== Given information
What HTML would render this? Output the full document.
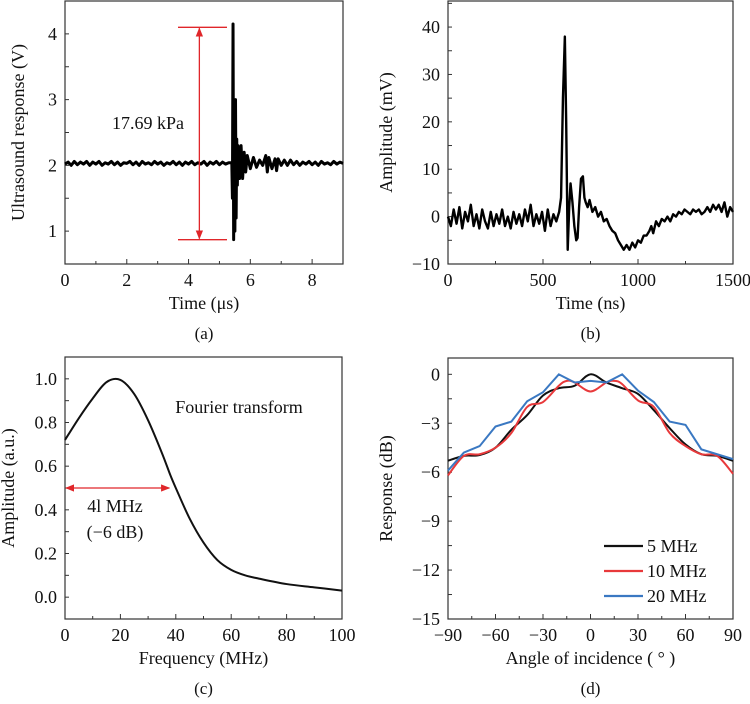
<!DOCTYPE html>
<html><head><meta charset="utf-8"><style>
body{margin:0;background:#fff}
svg{display:block}
svg text{font-family:"Liberation Serif","DejaVu Serif",serif}
</style></head><body>
<svg id="fig" width="750" height="704" viewBox="0 0 750 704" xmlns="http://www.w3.org/2000/svg" font-family="Liberation Serif, serif">
<defs>
<marker id="arr" viewBox="0 0 10 10" refX="9" refY="5" markerWidth="7" markerHeight="7" orient="auto-start-reverse"><path d="M0,1 L10,5 L0,9 Z" fill="#e0262a"/></marker>
</defs>
</svg>
<script>
// ---- panel a data ----
const aT=[0,0.1,0.2,0.3,0.4,0.5,0.6,0.7,0.8,0.9,1.0,1.1,1.2,1.3,1.4,1.5,1.6,1.7,1.8,1.9,2.0,2.1,2.2,2.3,2.4,2.5,2.6,2.7,2.8,2.9,3.0,3.1,3.2,3.3,3.4,3.5,3.6,3.7,3.8,3.9,4.0,4.1,4.2,4.3,4.4,4.5,4.6,4.7,4.8,4.9,5.0,5.1,5.2,5.3,5.4,5.42,5.44,5.46,5.48,5.5,5.52,5.54,5.56,5.58,5.6,5.65,5.7,5.75,5.8,5.85,5.9,6.0,6.1,6.2,6.3,6.4,6.5,6.55,6.6,6.7,6.8,6.85,6.9,7.0,7.1,7.2,7.3,7.4,7.5,7.6,7.7,7.8,7.9,8.0,8.1,8.2,8.3,8.4,8.5,8.6,8.7,8.8,8.9,9.0];
const aV=[2.02,2.05,2.0,2.06,2.01,2.05,2.02,2.06,2.0,2.05,2.02,2.06,2.0,2.04,2.02,2.06,2.01,2.05,2.0,2.04,2.03,2.06,2.01,2.05,2.0,2.06,2.02,2.04,2.01,2.06,2.02,2.05,2.0,2.04,2.02,2.06,2.01,2.05,2.0,2.05,2.02,2.06,2.01,2.04,2.02,2.06,2.0,2.05,2.02,2.06,2.01,2.05,2.02,2.04,2.04,1.5,4.15,0.87,3.0,1.0,3.0,1.2,2.4,1.7,2.3,1.8,2.3,1.8,2.2,1.9,2.15,1.95,2.12,1.97,2.08,2.0,2.15,1.9,2.12,1.95,2.1,1.92,2.1,2.0,2.08,2.0,2.08,2.01,2.06,2.0,2.05,2.02,2.06,2.01,2.05,2.0,2.06,2.02,2.04,2.01,2.06,2.02,2.05,2.03];
// ---- panel b data ----
const bT=[0,15,30,45,60,75,90,105,120,135,150,165,180,195,210,225,240,255,270,285,300,315,330,345,360,375,390,405,420,435,450,465,480,495,510,525,540,555,570,585,595,605,615,622,630,638,645,655,665,675,682,690,700,710,718,725,735,745,760,775,790,805,820,835,850,865,880,895,910,925,940,955,970,985,1000,1015,1030,1045,1060,1070,1080,1095,1110,1125,1140,1155,1170,1185,1200,1215,1230,1245,1260,1275,1290,1305,1320,1335,1350,1365,1380,1395,1410,1425,1440,1455,1470,1485,1500];
const bV=[0,-2,1.5,-1.5,2,-2.5,1,-1,2.5,-2,0.5,-2.5,1.5,-1,-2.5,1,-2,0.5,-1.5,1.5,-2,0,-2.5,1,-1.5,0.5,-2,1.5,-1,2.5,-2,0.5,-1.5,1,-3,1.5,-2,0.5,-1,1,4,25,38,20,-7,2,7,3,-2,-5,-4.5,2,8,8.5,4,3,2,3.5,1,2,0,1,-1,-0.5,-2,-3,-3.5,-5,-6,-7,-6,-7,-5.5,-6.5,-5,-5.5,-4,-4,-3,-2,-3.5,-1,-2,-0.5,-1,0,-1,0.5,0,1,0.5,1.5,1,0.5,1.5,1,1.5,0.5,1,2,1,2.5,1.5,2.5,1,3,0,2,1];
// ---- panel c data ----
const cF=[0,5,10,15,20,25,30,35,38,40,45,50,55,60,65,70,80,90,100];
const cA=[0.72,0.82,0.91,0.985,0.995,0.93,0.81,0.66,0.56,0.5,0.36,0.25,0.17,0.125,0.1,0.085,0.06,0.045,0.03];
// ---- panel d data ----
const dAng=[-90,-80,-70,-60,-50,-40,-30,-20,-10,0,10,20,30,40,50,60,70,80,90];
const d5=[-5.3,-5.0,-4.95,-4.5,-3.4,-2.5,-1.3,-0.85,-0.7,0,-0.5,-0.85,-1.2,-2.2,-3.3,-4.3,-4.9,-5.0,-5.3];
const dAngR=[-90,-80,-70,-60,-50,-40,-30,-20,-15,-10,0,10,15,20,30,40,50,60,70,80,90];
const d10=[-6.2,-5.0,-4.9,-4.5,-3.6,-2.0,-1.7,-0.7,-0.4,-0.5,-1.05,-0.5,-0.4,-0.6,-1.6,-2.0,-3.6,-4.4,-4.9,-5.0,-6.1];
const d20=[-5.9,-4.8,-4.4,-3.2,-2.9,-1.65,-1.1,0,-0.5,-0.4,-0.5,0,-1.0,-1.7,-2.9,-3.1,-4.6,-4.9,-5.2];

const NS="http://www.w3.org/2000/svg";
const svg=document.getElementById('fig');
function mk(tag,attrs,parent){const e=document.createElementNS(NS,tag);for(const k in attrs)e.setAttribute(k,attrs[k]);(parent||svg).appendChild(e);return e;}
function txt(s,x,y,size,anchor,parent,rot){const e=mk('text',{x:x,y:y,'font-size':size,'text-anchor':anchor||'middle',fill:'#111','font-family':'Liberation Serif, serif'},parent);if(rot)e.setAttribute('transform','rotate(-90 '+x+' '+y+')');e.textContent=s;return e;}
function smooth(pts){let d='M'+pts[0][0]+','+pts[0][1];for(let i=0;i<pts.length-1;i++){const p0=pts[Math.max(0,i-1)],p1=pts[i],p2=pts[i+1],p3=pts[Math.min(pts.length-1,i+2)];const c1=[p1[0]+(p2[0]-p0[0])/6,p1[1]+(p2[1]-p0[1])/6],c2=[p2[0]-(p3[0]-p1[0])/6,p2[1]-(p3[1]-p1[1])/6];d+=' C'+c1+' '+c2+' '+p2;}return d;}
function poly(pts){return 'M'+pts.map(p=>p[0]+','+p[1]).join(' L');}

function panel(o){
  const g=mk('g',{});
  
  
  const sx=v=>o.x0+(v-o.xmin)/(o.xmax-o.xmin)*(o.x1-o.x0);
  const sy=v=>o.y1-(v-o.ymin)/(o.ymax-o.ymin)*(o.y1-o.y0);
  const ax=mk('g',{stroke:'#333','stroke-width':1},g);
  
  
  for(let v=o.xmin;v<=o.xmax+1e-9;v+=o.xminor){const X=sx(v);const maj=Math.abs(Math.round((v-o.xmin)/o.xmajor)*o.xmajor-(v-o.xmin))<1e-6;mk('line',{x1:X,x2:X,y1:o.y1,y2:o.y1-(maj?5:3)},ax);}
  for(let v=o.yfirst;v<=o.ymax+1e-9;v+=o.yminor){const Y=sy(v);mk('line',{x1:o.x0,x2:o.x0+4,y1:Y,y2:Y},ax);}
  mk('rect',{x:o.x0,y:o.y0,width:o.x1-o.x0,height:o.y1-o.y0,fill:'none',stroke:'#333','stroke-width':1.2},ax);
  o.xticks.forEach(v=>{const t=txt(String(v).replace('-','\u2212'),sx(v),o.y1+22,18,'middle',g);});
  o.yticks.forEach(v=>{const t=txt(o.yfmt(v).replace('-','\u2212'),o.x0-8,sy(v)+6,18,'end',g);});
  const xt=txt(o.xtitle,(o.x0+o.x1)/2,o.y1+45,18,'middle',g);
  
  
  const yt=txt(o.ytitle,o.ytx,(o.y0+o.y1)/2,18,'middle',g,true);
  
  
  const lab=txt(o.label,(o.x0+o.x1)/2,o.y1+75,17,'middle',g);
  
  
  return {g,sx,sy};
}

// Panel a
const A=panel({name:'panel-a',x0:65,x1:343,y0:1,y1:264,xmin:0,xmax:9,ymin:0.5,ymax:4.5,xminor:1,xmajor:2,yfirst:1,yminor:0.5,xticks:[0,2,4,6,8],yticks:[1,2,3,4],yfmt:v=>String(v),xtitle:'Time (\u03bcs)',ytitle:'Ultrasound response (V)',ytx:24,label:'(a)'});
const la=mk('path',{d:poly(aT.map((t,i)=>[A.sx(t),A.sy(aV[i])])),fill:'none',stroke:'#000','stroke-width':3,'stroke-linejoin':'round'},A.g);


const ra=mk('g',{stroke:'#e0262a','stroke-width':1.3},A.g);


mk('line',{x1:178,x2:227,y1:A.sy(4.1),y2:A.sy(4.1)},ra);
mk('line',{x1:178,x2:227,y1:A.sy(0.87),y2:A.sy(0.87)},ra);
mk('line',{x1:A.sx(4.35),x2:A.sx(4.35),y1:A.sy(4.1)+1,y2:A.sy(0.87)-1,'marker-start':'url(#arr)','marker-end':'url(#arr)'},ra);
const pa=txt('17.69 kPa',148,129,18,'middle',A.g);



// Panel b
const B=panel({name:'panel-b',x0:448,x1:733,y0:1,y1:264,xmin:0,xmax:1500,ymin:-10,ymax:45.5,xminor:250,xmajor:500,yfirst:-10,yminor:5,xticks:[0,500,1000,1500],yticks:[-10,0,10,20,30,40],yfmt:v=>String(v),xtitle:'Time (ns)',ytitle:'Amplitude (mV)',ytx:392,label:'(b)'});
const lb=mk('path',{d:poly(bT.map((t,i)=>[B.sx(t),B.sy(bV[i])])),fill:'none',stroke:'#000','stroke-width':2.4,'stroke-linejoin':'round'},B.g);



// Panel c
const C=panel({name:'panel-c',x0:65,x1:342,y0:357,y1:619,xmin:0,xmax:100,ymin:-0.1,ymax:1.1,xminor:10,xmajor:20,yfirst:0,yminor:0.1,xticks:[0,20,40,60,80,100],yticks:[0,0.2,0.4,0.6,0.8,1.0],yfmt:v=>v.toFixed(1),xtitle:'Frequency (MHz)',ytitle:'Amplitude (a.u.)',ytx:14,label:'(c)'});
const lc=mk('path',{d:smooth(cF.map((f,i)=>[C.sx(f),C.sy(cA[i])])),fill:'none',stroke:'#111','stroke-width':2},C.g);


const rc=mk('line',{x1:C.sx(0)+1,x2:C.sx(38)-1,y1:C.sy(0.5),y2:C.sy(0.5),stroke:'#e0262a','stroke-width':1.3,'marker-start':'url(#arr)','marker-end':'url(#arr)'},C.g);


const t1=txt('4l MHz',115,512,18,'middle',C.g);


const t2=txt('(\u22126 dB)',115,538,18,'middle',C.g);


const t3=txt('Fourier transform',239,413,18,'middle',C.g);



// Panel d
const D=panel({name:'panel-d',x0:448,x1:733,y0:358,y1:619,xmin:-90,xmax:90,ymin:-15,ymax:1,xminor:15,xmajor:30,yfirst:-15,yminor:1.5,xticks:[-90,-60,-30,0,30,60,90],yticks:[-15,-12,-9,-6,-3,0],yfmt:v=>String(v),xtitle:'Angle of incidence ( \u00b0 )',ytitle:'Response (dB)',ytx:392,label:'(d)'});
const l5=mk('path',{d:smooth(dAng.map((a,i)=>[D.sx(a),D.sy(d5[i])])),fill:'none',stroke:'#111','stroke-width':2},D.g);


const l10=mk('path',{d:smooth(dAngR.map((a,i)=>[D.sx(a),D.sy(d10[i])])),fill:'none',stroke:'#e8393b','stroke-width':2},D.g);


const l20=mk('path',{d:poly(dAng.map((a,i)=>[D.sx(a),D.sy(d20[i])])),fill:'none',stroke:'#3a78c2','stroke-width':2},D.g);


const legNames=['5 MHz','10 MHz','20 MHz'];
const legCols=['#111','#e8393b','#3a78c2'];
legNames.forEach((n,i)=>{
  const lg=mk('g',{},D.g);
  
  
  const y=546+i*25;
  mk('line',{x1:604,x2:643,y1:y,y2:y,stroke:legCols[i],'stroke-width':2.2},lg);
  txt(n,647,y+6,18,'start',lg);
});
</script>
</body></html>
====
> _What is required_
Scan the material above. Return every line containing the string "document".

> _Final result_
What HTML would render this? Output the full document.
const svg=document.getElementById('fig');
function mk(tag,attrs,parent){const e=document.createElementNS(NS,tag);for(const k in attrs)e.setAttribute(k,attrs[k]);(parent||svg).appendChild(e);return e;}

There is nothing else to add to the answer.